__Task__.
Copy the records below exactly, starting at the line that contains "Write the D3.js code for this chart." and ending at the line that contains "93.59, 93.611, 93.617, 93.607, 93.554];"; leave out any pictures.

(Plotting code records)
========

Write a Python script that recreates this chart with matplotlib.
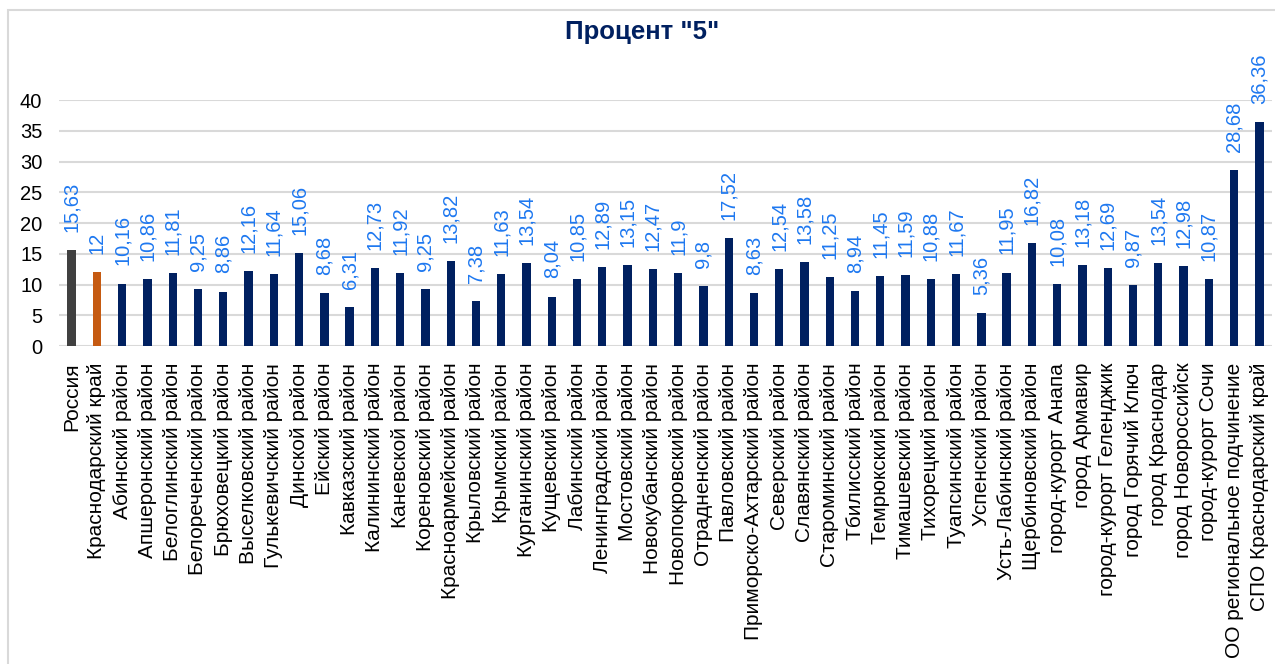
import matplotlib
matplotlib.use("Agg")
import matplotlib.pyplot as plt
from matplotlib.patches import Rectangle

plt.rcParams['font.family'] = ['Liberation Sans', 'DejaVu Sans']

categories = [
    "Россия", "Краснодарский край", "Абинский район", "Апшеронский район",
    "Белоглинский район", "Белореченский район", "Брюховецкий район",
    "Выселковский район", "Гулькевичский район", "Динской район",
    "Ейский район", "Кавказский район", "Калининский район", "Каневской район",
    "Кореновский район", "Красноармейский район", "Крыловский район",
    "Крымский район", "Курганинский район", "Кущевский район",
    "Лабинский район", "Ленинградский район", "Мостовский район",
    "Новокубанский район", "Новопокровский район", "Отрадненский район",
    "Павловский район", "Приморско-Ахтарский район", "Северский район",
    "Славянский район", "Староминский район", "Тбилисский район",
    "Темрюкский район", "Тимашевский район", "Тихорецкий район",
    "Туапсинский район", "Успенский район", "Усть-Лабинский район",
    "Щербиновский район", "город-курорт Анапа", "город Армавир",
    "город-курорт Геленджик", "город Горячий Ключ", "город Краснодар",
    "город Новороссийск", "город-курорт Сочи", "ОО региональное подчинение",
    "СПО Краснодарский край",
]
values = [
    15.63, 12, 10.16, 10.86, 11.81, 9.25, 8.86, 12.16, 11.64, 15.06,
    8.68, 6.31, 12.73, 11.92, 9.25, 13.82, 7.38, 11.63, 13.54, 8.04,
    10.85, 12.89, 13.15, 12.47, 11.9, 9.8, 17.52, 8.63, 12.54, 13.58,
    11.25, 8.94, 11.45, 11.59, 10.88, 11.67, 5.36, 11.95, 16.82, 10.08,
    13.18, 12.69, 9.87, 13.54, 12.98, 10.87, 28.68, 36.36,
]
title = 'Процент "5"'
yticks = [0, 5, 10, 15, 20, 25, 30, 35, 40]

NAVY = "#002060"
colors = ["#404040", "#C55A11"] + [NAVY] * (len(values) - 2)

fig = plt.figure(figsize=(12.75, 6.64), dpi=100)
# outer chart border
fig.patches.append(Rectangle((8 / 1275, -0.2), 1.2, 1.2 - 10 / 664,
                             transform=fig.transFigure, fill=False,
                             edgecolor="#D9D9D9", linewidth=1.5))

ax = fig.add_axes([59 / 1275, 1 - 346 / 664, (1272 - 59) / 1275, (346 - 100) / 664])
x = list(range(len(values)))
ax.bar(x, values, width=0.33, color=colors, zorder=3)

ax.set_xlim(-0.5, len(values) - 0.5)
ax.set_ylim(0, 40)
ax.set_yticks(yticks)
ax.set_yticklabels([str(t) for t in yticks], fontsize=14.5)
ax.set_xticks(x)
ax.set_xticklabels(categories, rotation=90, fontsize=15)
ax.tick_params(axis='both', length=0)
ax.tick_params(axis='x', pad=12)
ax.tick_params(axis='y', pad=12)
ax.grid(axis='y', color="#D9D9D9", linewidth=1.5, zorder=0)
for s in ax.spines.values():
    s.set_visible(False)

for xi, v in zip(x, values):
    lbl = f"{v:g}".replace(".", ",")
    ax.annotate(lbl, (xi, v), xytext=(0, 13), textcoords="offset points",
                rotation=90, ha="center", va="bottom", fontsize=14.5,
                color="#1E78F0", annotation_clip=False)

fig.text(642 / 1275, 1 - 32 / 664, title, ha="center", va="center",
         fontsize=18.5, fontweight="bold", color=NAVY)

fig.savefig("out.png", dpi=100)
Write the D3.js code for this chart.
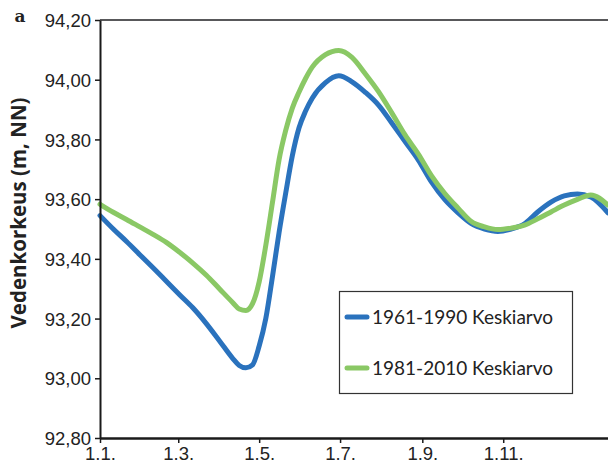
<!DOCTYPE html>
<html>
<head>
<meta charset="utf-8">
<script src="https://cdnjs.cloudflare.com/ajax/libs/d3/7.8.5/d3.min.js"></script>
<style>
  body { margin: 0; background: #fff; }
  svg { display: block; font-family: Lato, "Open Sans", sans-serif; }
</style>
</head>
<body>
<div id="chart"></div>
<script>
// paivat vuoden alusta (1.1. = 0)
const paivat = [0, 10, 20, 30, 40, 50, 60, 70, 80, 90, 100, 105, 110, 115, 120, 125, 130, 135, 140, 145,
  150, 155, 160, 170, 180, 190, 200, 210, 220, 230, 240, 250, 260, 270, 280, 290, 300, 310, 320, 330,
  340, 350, 360, 370, 383];

// 1961-1990 keskiarvo
const taso6190 = [93.545, 93.50, 93.458, 93.414, 93.37, 93.325, 93.28, 93.236, 93.184, 93.126, 93.067, 93.043, 93.035, 93.045, 93.108, 93.20, 93.34, 93.488, 93.62, 93.745,
  93.838, 93.895, 93.938, 93.99, 94.013, 93.993, 93.958, 93.915, 93.855, 93.793, 93.731, 93.657, 93.598, 93.554, 93.518, 93.50, 93.492, 93.50, 93.517, 93.557,
  93.59, 93.611, 93.617, 93.607, 93.554];

// 1981-2010 keskiarvo
const taso8110 = [93.583, 93.556, 93.532, 93.507, 93.482, 93.455, 93.422, 93.386, 93.346, 93.30, 93.254, 93.232, 93.227, 93.25, 93.323, 93.445, 93.588, 93.732, 93.83, 93.905,
  93.958, 94.004, 94.042, 94.084, 94.098, 94.075, 94.02, 93.96, 93.889, 93.815, 93.751, 93.678, 93.619, 93.57, 93.525, 93.507, 93.498, 93.503, 93.513, 93.534,
  93.557, 93.58, 93.599, 93.614, 93.58];

const sarjat = ["1961-1990 Keskiarvo", "1981-2010 Keskiarvo"];
const varit = ["#2a72bd", "#8ac865"];

const yTicks = [92.8, 93.0, 93.2, 93.4, 93.6, 93.8, 94.0, 94.2];
const xTickPaivat = [0, 59, 120, 181, 243, 304];
const xTickNimet = ["1.1.", "1.3.", "1.5.", "1.7.", "1.9.", "1.11."];

const W = 608, H = 470;
const svg = d3.select("#chart").append("svg").attr("width", W).attr("height", H);

const x = d3.scaleLinear().domain([0, 383]).range([100, 608]);
const y = d3.scaleLinear().domain([92.8, 94.2]).range([438, 20]);

const pilkku = d => d.toFixed(2).replace(".", ",");

// ylareunan viiva (94,20)
svg.append("line")
  .attr("x1", 100).attr("x2", W)
  .attr("y1", y(94.2)).attr("y2", y(94.2))
  .attr("stroke", "#58585a").attr("stroke-width", 2);

// sarjat
const viiva = d3.line()
  .x((d, i) => x(paivat[i]))
  .y(d => y(d))
  .curve(d3.curveMonotoneX);

[taso6190, taso8110].forEach((s, k) => {
  svg.append("path")
    .datum(s)
    .attr("d", viiva)
    .attr("fill", "none")
    .attr("stroke", varit[k])
    .attr("stroke-width", 5)
    .attr("stroke-linejoin", "round")
    .attr("stroke-linecap", "round");
});

// y-akseli
const yAx = svg.append("g")
  .attr("transform", "translate(100,0)")
  .call(d3.axisLeft(y).tickValues(yTicks).tickFormat(pilkku).tickSize(5).tickSizeOuter(0));
yAx.select(".domain").attr("stroke", "#1a1a1a").attr("stroke-width", 2);
yAx.selectAll(".tick line").attr("stroke", "#1a1a1a").attr("stroke-width", 1.5);
yAx.selectAll(".tick text")
  .attr("x", -9)
  .attr("dy", "0.36em")
  .attr("fill", "#222")
  .style("font-size", "18.5px");

// x-akseli
const xAx = svg.append("g")
  .attr("transform", "translate(0,438)")
  .call(d3.axisBottom(x).tickValues(xTickPaivat).tickFormat((d, i) => xTickNimet[i]).tickSize(5).tickSizeOuter(0));
xAx.select(".domain").attr("stroke", "#1a1a1a").attr("stroke-width", 2.5);
xAx.selectAll(".tick line").attr("stroke", "#1a1a1a").attr("stroke-width", 1.5);
xAx.selectAll(".tick text")
  .attr("y", 9)
  .attr("dy", "0.71em")
  .attr("fill", "#222")
  .style("font-size", "18.5px");

// akselin otsikko
svg.append("text")
  .attr("transform", "translate(26,213) rotate(-90)")
  .attr("text-anchor", "middle")
  .attr("font-family", "'Open Sans', 'DejaVu Sans', sans-serif")
  .attr("font-weight", "bold")
  .attr("font-size", "20.5px")
  .attr("fill", "#222")
  .text("Vedenkorkeus (m, NN)");

// kirjain a
svg.append("text")
  .attr("x", 20).attr("y", 22)
  .attr("text-anchor", "middle")
  .attr("font-family", "'DejaVu Serif', serif")
  .attr("font-weight", "bold")
  .attr("font-size", "17px")
  .attr("fill", "#222")
  .text("a");

// selite
const leg = svg.append("g");
leg.append("rect")
  .attr("x", 339.5).attr("y", 291.5)
  .attr("width", 233).attr("height", 102)
  .attr("fill", "#fff")
  .attr("stroke", "#333").attr("stroke-width", 1.2);

sarjat.forEach((nimi, k) => {
  const yy = 317 + k * 51;
  leg.append("line")
    .attr("x1", 347).attr("x2", 367)
    .attr("y1", yy).attr("y2", yy)
    .attr("stroke", varit[k]).attr("stroke-width", 5)
    .attr("stroke-linecap", "round");
  leg.append("text")
    .attr("x", 372).attr("y", yy)
    .attr("dy", "0.36em")
    .attr("font-size", "19px")
    .attr("fill", "#222")
    .text(nimi);
});
</script>
</body>
</html>
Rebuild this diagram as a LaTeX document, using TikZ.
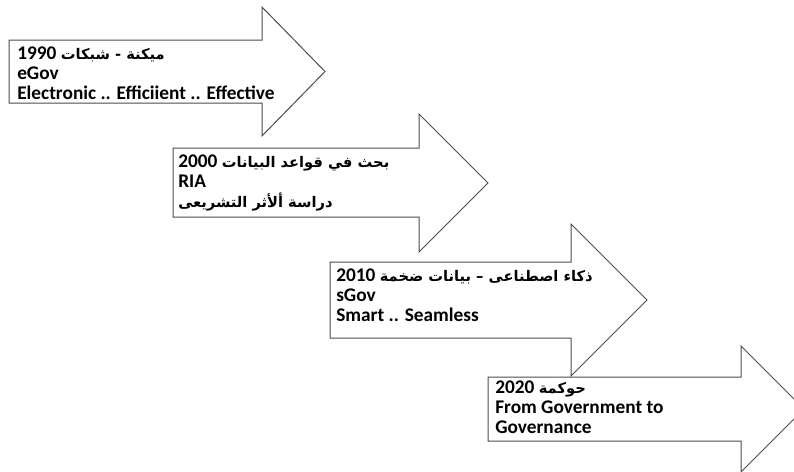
\documentclass[tikz,border=0pt]{standalone}
\usepackage{fontspec}
\setmainfont{Carlito}
\newfontfamily\arabicfont[Script=Arabic]{DejaVu Sans}
\TeXXeTstate=1
\usepackage{tikz}

% Arabic words set a little smaller than the Latin ones
\newcommand{\arwords}[1]{{\arabicfont\fontsize{11}{15}\selectfont #1}}

\begin{document}
\begin{tikzpicture}[
    x=0.75pt, y=-0.75pt,
    stagearrow/.style={draw=black!70, fill=white, line width=0.75pt, line join=miter},
    stagetext/.style={anchor=north west, inner sep=0pt, align=left,
                      font=\fontsize{14.5}{15}\selectfont\bfseries}
]
\useasboundingbox (0,0) rectangle (794,472);
\clip (0,0) rectangle (794,472);
%% Stage 1: 1990
\draw[stagearrow] (9,40) -- (262,40) -- (262,7) -- (325,71.5) -- (262,136)
    -- (262,103) -- (9,103) -- cycle;
\node[stagetext] (t1990) at (17,47) {
    \beginR\arwords{ميكنة - شبكات} 1990\endR\\
    eGov\\
    Electronic .. Efficiient .. Effective
};
%% Stage 2: 2000
\draw[stagearrow] (173,148) -- (419,148) -- (419,114) -- (488,183) -- (419,252)
    -- (419,217) -- (173,217) -- cycle;
\node[stagetext] (t2000) at (178,155) {
    \beginR\arwords{بحث في قواعد البيانات} 2000\endR\\
    RIA\\
    \beginR\arwords{دراسة ألأثر التشريعى}\endR
};
%% Stage 3: 2010
\draw[stagearrow] (330,262) -- (571,262) -- (571,224) -- (647,300) -- (571,376)
    -- (571,338) -- (330,338) -- cycle;
\node[stagetext] (t2010) at (336,269) {
    \beginR\arwords{ذكاء اصطناعى – بيانات ضخمة} 2010\endR\\
    sGov\\
    Smart .. Seamless
};
%% Stage 4: 2020
\draw[stagearrow] (488,377) -- (741,377) -- (741,346) -- (804,409) -- (741,472)
    -- (741,441) -- (488,441) -- cycle;
\node[stagetext] (t2020) at (495,381) {
    \beginR\arwords{حوكمة} 2020\endR\\
    From Government to\\
    Governance
};
\end{tikzpicture}
\end{document}
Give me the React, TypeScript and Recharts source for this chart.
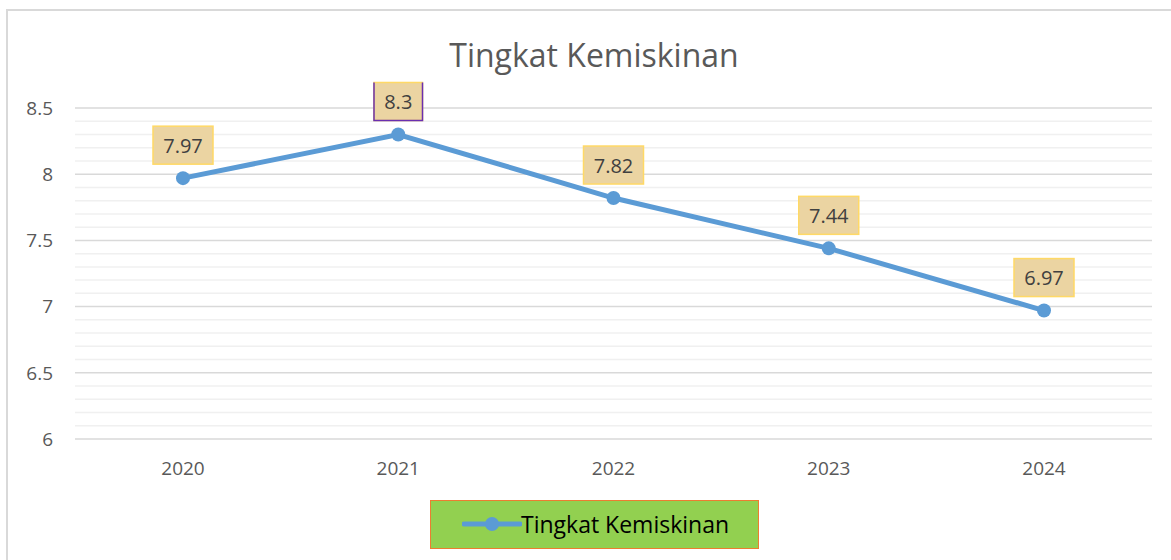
import { CartesianGrid, LabelList, Line, LineChart, ReferenceLine, XAxis, YAxis } from "recharts";

const years = ["2020", "2021", "2022", "2023", "2024"];
const rates = [7.97, 8.3, 7.82, 7.44, 6.97];
const yTicks = [6, 6.5, 7, 7.5, 8, 8.5];
const minorTicks = [
  6.1, 6.2, 6.3, 6.4, 6.6, 6.7, 6.8, 6.9, 7.1, 7.2, 7.3, 7.4,
  7.6, 7.7, 7.8, 7.9, 8.1, 8.2, 8.3, 8.4,
];

const data = years.map((year, i) => ({ year, rate: rates[i] }));

const FONT = "'Open Sans', sans-serif";
const LINE = "#5B9BD5";

function ValueBadge(props: any) {
  const { x, y, value, index } = props;
  const text = String(value);
  const w = text.length * 11.5 + 14;
  const h = 38;
  const cx = x;
  const cy = y - 33;
  const left = cx - w / 2;
  const top = cy - h / 2;
  return (
    <g>
      <rect x={left} y={top} width={w} height={h} fill="#EBD4A2" stroke="#FFD966" strokeWidth={1.5} />
      {index === 1 && (
        <polyline
          points={`${left},${top} ${left},${top + h} ${left + w},${top + h} ${left + w},${top}`}
          fill="none"
          stroke="#6A2FB0"
          strokeWidth={1.5}
        />
      )}
      <text
        x={cx}
        y={cy}
        textAnchor="middle"
        dominantBaseline="central"
        fontFamily={FONT}
        fontSize={20}
        fill="#404040"
      >
        {text}
      </text>
    </g>
  );
}

export default function App() {
  return (
    <div style={{ position: "absolute", left: 0, top: 0, width: 1171, height: 560, background: "#fff", overflow: "hidden" }}>
      <div
        style={{
          position: "absolute",
          left: 6,
          top: 9,
          width: 1200,
          height: 600,
          borderLeft: "2px solid #D9D9D9",
          borderTop: "2px solid #D9D9D9",
        }}
      />
      <div
        style={{
          position: "absolute",
          left: 0,
          width: 1171,
          top: 33,
          textAlign: "center",
          fontFamily: FONT,
          fontSize: 32,
          color: "#595959",
          lineHeight: "44px",
          paddingLeft: 17,
          boxSizing: "border-box",
        }}
      >
        Tingkat Kemiskinan
      </div>
      <div style={{ position: "absolute", left: 0, top: 0 }}>
        <LineChart width={1171} height={560} data={data} margin={{ top: 108, right: 19, bottom: 0, left: 0 }}>
          {minorTicks.map((v) => (
            <ReferenceLine key={v} y={v} stroke="#F0F0F0" strokeWidth={1.5} ifOverflow="extendDomain" />
          ))}
          <CartesianGrid vertical={false} stroke="#D9D9D9" strokeWidth={1.5} />
          <XAxis
            dataKey="year"
            axisLine={false}
            tickLine={false}
            tickSize={0}
            tickMargin={23}
            height={121}
            padding={{ left: 108, right: 108 }}
            tick={{ fontFamily: FONT, fontSize: 19, fill: "#595959" }}
          />
          <YAxis
            domain={[6, 8.5]}
            ticks={yTicks}
            axisLine={false}
            tickLine={false}
            tickSize={0}
            tickMargin={22}
            width={75}
            tick={{ fontFamily: FONT, fontSize: 19, fill: "#595959" }}
          />
          <Line
            type="linear"
            dataKey="rate"
            stroke={LINE}
            strokeWidth={5}
            dot={{ r: 7, fill: LINE, stroke: LINE, strokeWidth: 0 }}
            isAnimationActive={false}
          >
            <LabelList dataKey="rate" content={<ValueBadge />} />
          </Line>
        </LineChart>
      </div>
      <div
        style={{
          position: "absolute",
          left: 430,
          top: 500,
          width: 329,
          height: 49,
          background: "#92D050",
          border: "1.5px solid #ED7D31",
          boxSizing: "border-box",
        }}
      >
        <svg width={60} height={20} style={{ position: "absolute", left: 31, top: 13 }}>
          <line x1={2} y1={10} x2={58} y2={10} stroke={LINE} strokeWidth={5} strokeLinecap="round" />
          <circle cx={30} cy={10} r={7} fill={LINE} />
        </svg>
        <div
          style={{
            position: "absolute",
            left: 90,
            top: 0,
            lineHeight: "46px",
            fontFamily: FONT,
            fontSize: 23,
            color: "#000",
          }}
        >
          Tingkat Kemiskinan
        </div>
      </div>
    </div>
  );
}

========

__Task solution__.
Write the D3.js code for this chart.
<!DOCTYPE html>
<html>
<head>
<meta charset="utf-8">
<script src="https://cdnjs.cloudflare.com/ajax/libs/d3/7.8.5/d3.min.js"></script>
<style>
  body { margin: 0; background: #fff; }
  svg { display: block; font-family: Lato, "Open Sans", sans-serif; }
</style>
</head>
<body>
<div id="chart"></div>
<script>
// paivat vuoden alusta (1.1. = 0)
const paivat = [0, 10, 20, 30, 40, 50, 60, 70, 80, 90, 100, 105, 110, 115, 120, 125, 130, 135, 140, 145,
  150, 155, 160, 170, 180, 190, 200, 210, 220, 230, 240, 250, 260, 270, 280, 290, 300, 310, 320, 330,
  340, 350, 360, 370, 383];

// 1961-1990 keskiarvo
const taso6190 = [93.545, 93.50, 93.458, 93.414, 93.37, 93.325, 93.28, 93.236, 93.184, 93.126, 93.067, 93.043, 93.035, 93.045, 93.108, 93.20, 93.34, 93.488, 93.62, 93.745,
  93.838, 93.895, 93.938, 93.99, 94.013, 93.993, 93.958, 93.915, 93.855, 93.793, 93.731, 93.657, 93.598, 93.554, 93.518, 93.50, 93.492, 93.50, 93.517, 93.557,
  93.59, 93.611, 93.617, 93.607, 93.554];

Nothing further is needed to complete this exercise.